In the vaccine study of 2,260 U.S. volunteers ages 12 to 15, preliminary data showed no cases of COVID-19 among fully vaccinated adolescents compared to 18 in those given dummy shots, Pfizer reported. Kids had side effects similar to young adults, the company said. The main side effects are pain, fever, chills and fatigue, particularly after the second dose. The study will continue to track participants for two years for more information about long-term protection and safety.
It's another positive development in the race against the virus even as U.S. cases, at 66,000 new infections a day, are rising again and deaths are averaging nearly 1,000 a day. CDC Director Dr. Rochelle Walensky warned Americans again Wednesday that "we can't afford to let our guard down." Dr. Philip J. Landrigan of Boston College said the results are encouraging. “It’s hard to get kids to comply with masking and distancing, so something that gives them hard protection and takes them out of the mix of spreading the virus is all for the good,” he said.
Pfizer and its German partner BioNTech plan to ask U.S. Food and Drug Administration and European regulators to allow emergency use of the shots starting at age 12.
Pfizer CEO Albert Bourla said in a statement,
We share the urgency to expand the use of our vaccine.
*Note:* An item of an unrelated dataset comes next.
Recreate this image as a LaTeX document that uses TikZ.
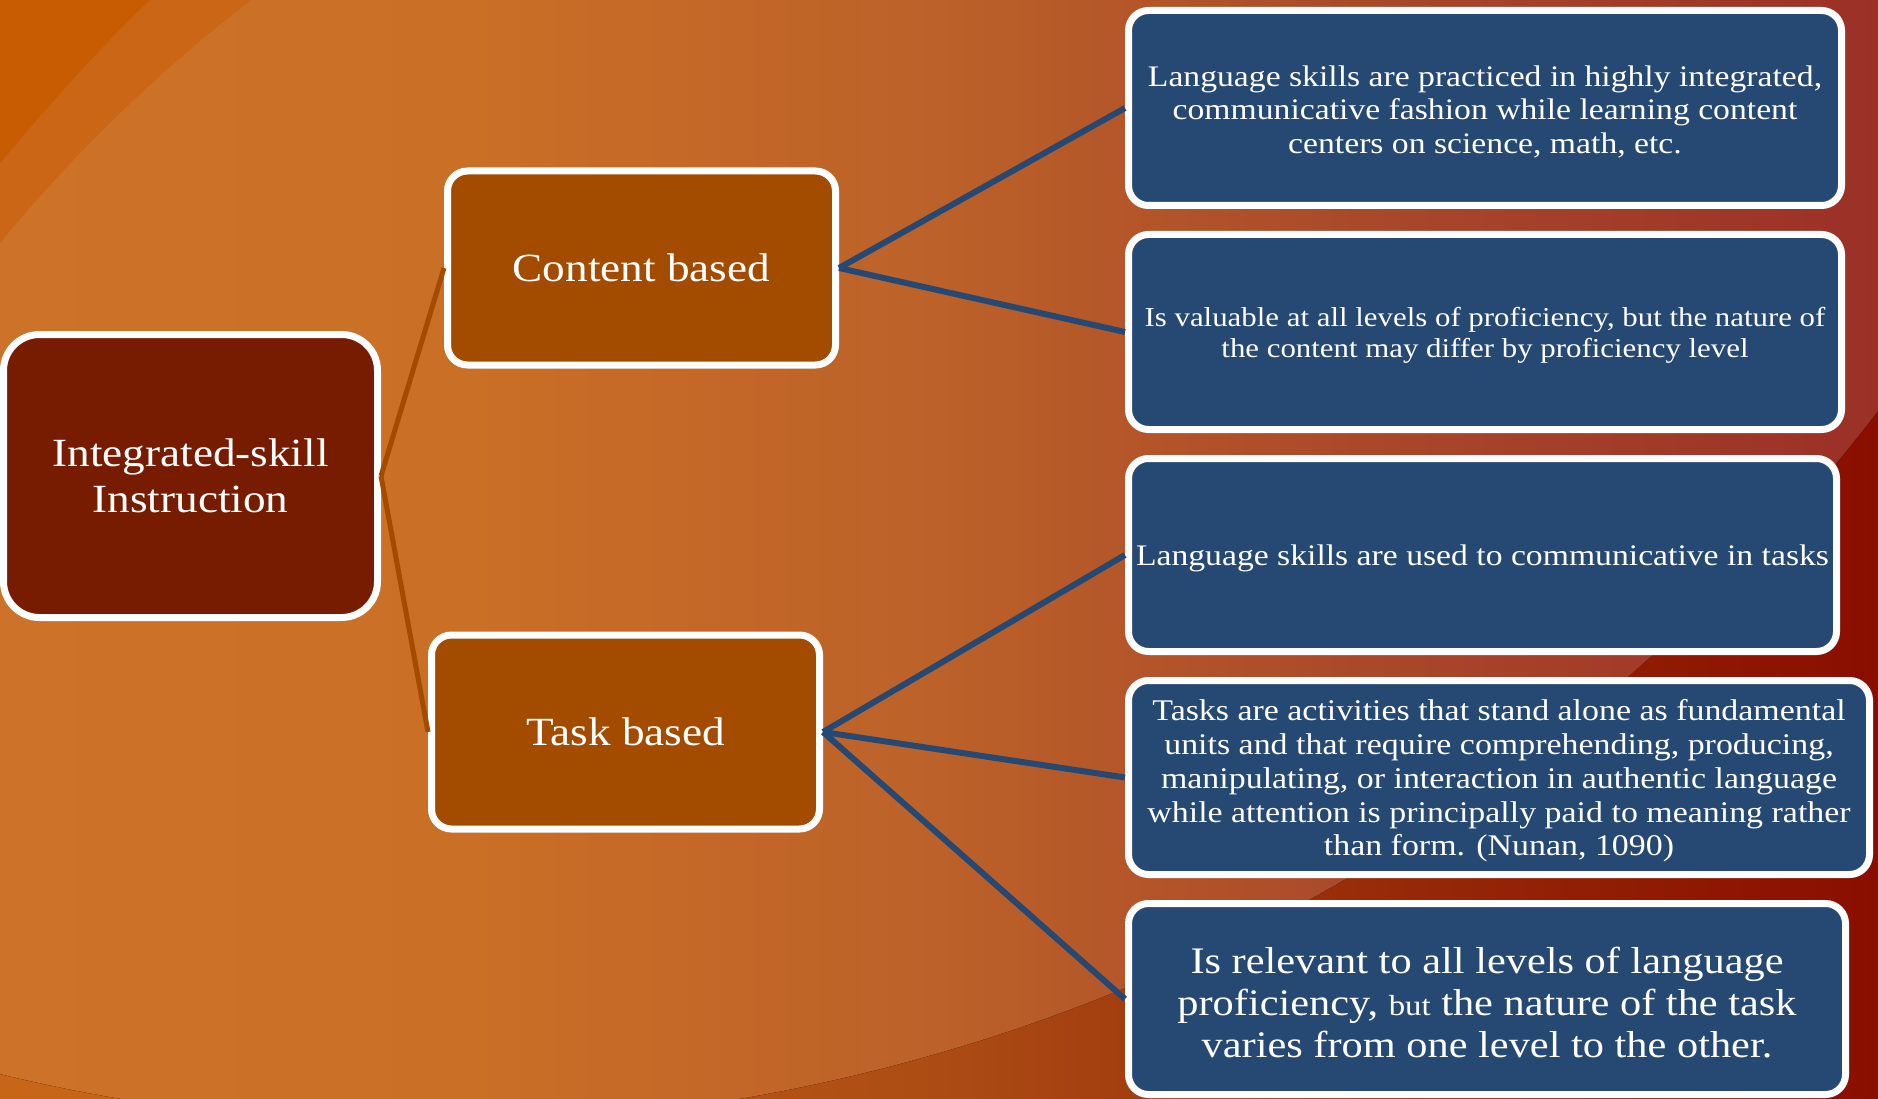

He expressed the hope of starting to vaccinate this age group before the start of next school year in the United States.
Pfizer isn't the only company seeking to lower the age limit for its vaccine. Results are also expected by the middle of this year from a U.S. study of Moderna's vaccine in 12- to 17-year-olds. But in a sign that the findings were promising, the FDA already allowed both companies to begin U.S. studies in children 11 and younger, working their way to as young as 6 months old.
Ugur Sahin, BioNTech's CEO, said in a statement, "We are longing for a normal life. This is especially true for our children."
AstraZeneca recently began a study of its vaccine in Britain among 6- to 17-year-olds. Johnson & Johnson is planning its own pediatric studies, and Sinovac recently announced it has submitted preliminary data to Chinese regulators showing its vaccine is safe in children as young as 3.